The Pentagon’s AI Factory Gets a Powerful New Tool
The Joint Common Foundation aims to help the Department to standardize and secure its data and make it easier to find.
The “factory” that pumps out AI tools for the Pentagon is about to get a new tool of its own, one that leaders of the Joint Artificial Intelligence Center, or JAIC, hope will streamline their production and boost output.
The JAIC has awarded a $100 million contract to Deloitte Consulting to create the Joint Common Foundation, or JCF — basically, a tool to help organize the factory, secure it against intruders, direct its workers, and test its products.
. “The Joint Common Foundation will provide an AI development environment to test, validate, and field AI capabilities at scale across the Department of Defense,” the Center said in a statement.
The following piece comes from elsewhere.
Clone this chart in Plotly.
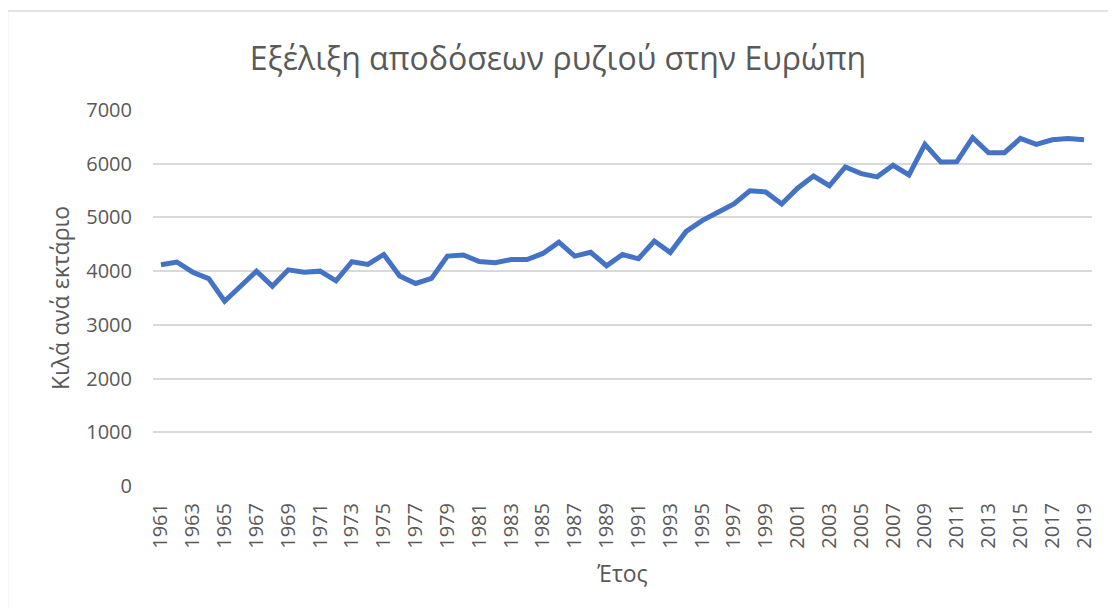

Moreover, the JCF is supposed to help meld various existing programming setups and ease the tasks of building tools that can work across multiple service branches.
“What we currently have is a bunch of disparate AI and ML development environments, duplicative and siloed. A lot of these products in these environments are not interoperable,” said Col. Sang Han, the Center’s infrastructure chief.
The Joint Common Foundation will also catalogue all the data that the Defense Department has that a programmer might need to train an AI system on.
“We currently don’t have a central marketplace. We don’t have a central…repository or catalogue. That’s what we’re going to do so developers can easily search for data, easily search for AI source code, AI and ML [machine learning] models and products in the DoD,” said Han. The goal is to create a place where “developers can easily come in, pick out the part that they need to build their high-performance application.”
The data catalogue is particularly important. It produces more data than a Forture 500 business and does do in a dizzying array of different formats, from video and voice feeds to images to spreadsheets and text, all classified at different levels. But the center exists, in part, to make sure that AI innovations that occur in one part of DoD can be used elsewhere (so long as that use is ethically justified). Some of that data is what Don Bitner, strategy chief for the JAIC's Joint Common Foundation and Infrastructure Team, describes as “value-add” data. “We’ve done something to it, we’ve ingested it. We’ve probably paired it down,” Bitner said.
The JCF allows the Department to take that data and put it into a place where anyone--with approval--can look it up and find it. “Being able to do that type of work and have standardized training sets to at least let components and services start the work of natural language processing in a chat room, elevates a lot of the upfront work in presenting data.”
They say that will allow the center to scale up the delivery of new AI tools to services.